2: Lanchester’s Law of Warfare demonstrates how small differences lead to sweeping victories. People don’t know how to see where the small breakpoint start adding up, so they look for some outside other that ‘forces’ things to be imbalanced in the wrong ways.

  1. Matches are only to 1. If people watch high-end gameplay, matches are played out as a best-of series. Even against people of ‘equal skill’ at high-end gameplay, blowout matches still happen, and the series is played as a best-of because ‘real’ games do have blowout victories. Players can be ‘equally skilled’ at the game but not ‘equally skilled’ at their own meta. But since people already have ‘this is over’ syndrome as is, they’re not going to do better should the matching actually try to do a best-of series to allows players to meta-against each other.

  2. Movies/anime/etc depict “masters” of "equal skill’ needing forever a day to resolve their fights. These ‘epic’ fights take longer and longer as a means to sell hype when, functionally, it only takes that long because neither “master” is actually playing at their skill level; they perpetually ‘underestimate’ the other and intentionally draw things out.

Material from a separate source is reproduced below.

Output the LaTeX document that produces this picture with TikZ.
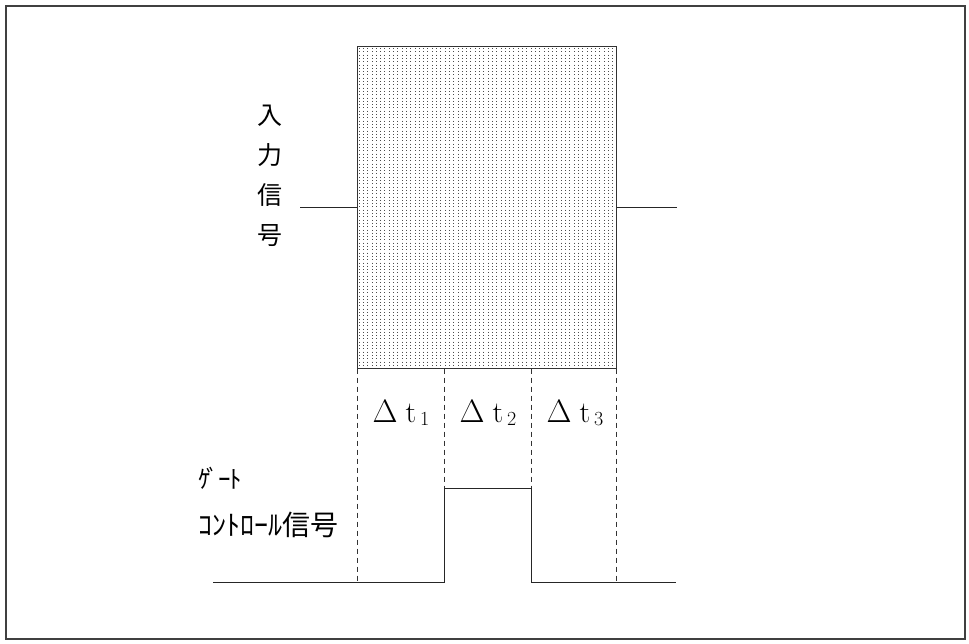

The very basis that people use for their expectation for ‘close’ games (or being ‘equally skilled’) is based on a dramatic gimmick that often indicates people have to actively choose to be ‘equal’ by handicapping themselves, or that it wasn’t ‘equal’ from the onset, and the ‘masteries’ are effectively incompetent, or rather, overly limited by the author’s knowledge.

That same effect pretty much applies to the entirety of the playerbase: they don’t know how to have their ‘powerlevel’ magically make them better at the game, and the consequences of small shifts in how they play lead to bigger gaps on the other team. Once there’s a particular turn or "obvious conclusion’ they stop applying the “skill” that’s supposed to be the weight of the mmr, and it makes the make come off as one-sided.

That’s why, time and again, players blame the “matchmaker” and if it’s some omnipotent infallible potential and magically ignore that free will is an actual thing. A system to calculate probability to ‘win’ is fundamentally frustrated by the ability for people to choose to lose.

So, for more effective purposes and the simplest tl;dr: matching is never going to be ‘fixed’; or rather it’ll take ‘infinity years’ to “fix”. People that keep asking that indicate how much they don’t know, which really curbs their ability to have “fair matches” because they keep relying on some magically third party that doesn’t exist.

It’s funny that people imagine some sort of ‘fair’ matching for ‘equal’ skill when the reality of life is that it isn’t ‘fair’, and mankind isn’t going to actually fix that. People can accept something as ‘fair enough’, or realize the shortcomings they keep faulting as something else as areas they themselves didn’t apply more control over the situation (ie, their ‘skill’) or they could finally realize the dilemma they keep creating: the “fair” match they expect would required “forced fairness”, but that’s the very thing they keep trying to blame.

So the ‘fix’ people claim they want would actually have to exist, but since it doesn’t, they blame it anyway and remain oblivious on how matching ‘works’.

Until people realize the wonderful conundrum of what they expect, and learn to do otherwise, there isn’t a “fix” to be had with matching making. Matching is a sorting tool to impose superficial metrics on unreliable variables. But so long as people have any thing else to blame, they’ll keep ignoring the issue.

Play aram and see for yourself. Your teammate can be a level 2 noob or it can be Fan himself. At night it can even be an AI (Veteran AI).

There is no kind of matchmaking in ARAM whatsoever. Whoever joins first is thrown into a match.
You also don’t get more difficult games by winning more, or very bad games and teammates after losing a lot.

You can view profiles in ARAM score screens by /w:ing a player. A lot of ARAM players don’t even play anything except AI. I wonder if they know ARAM enemies are human?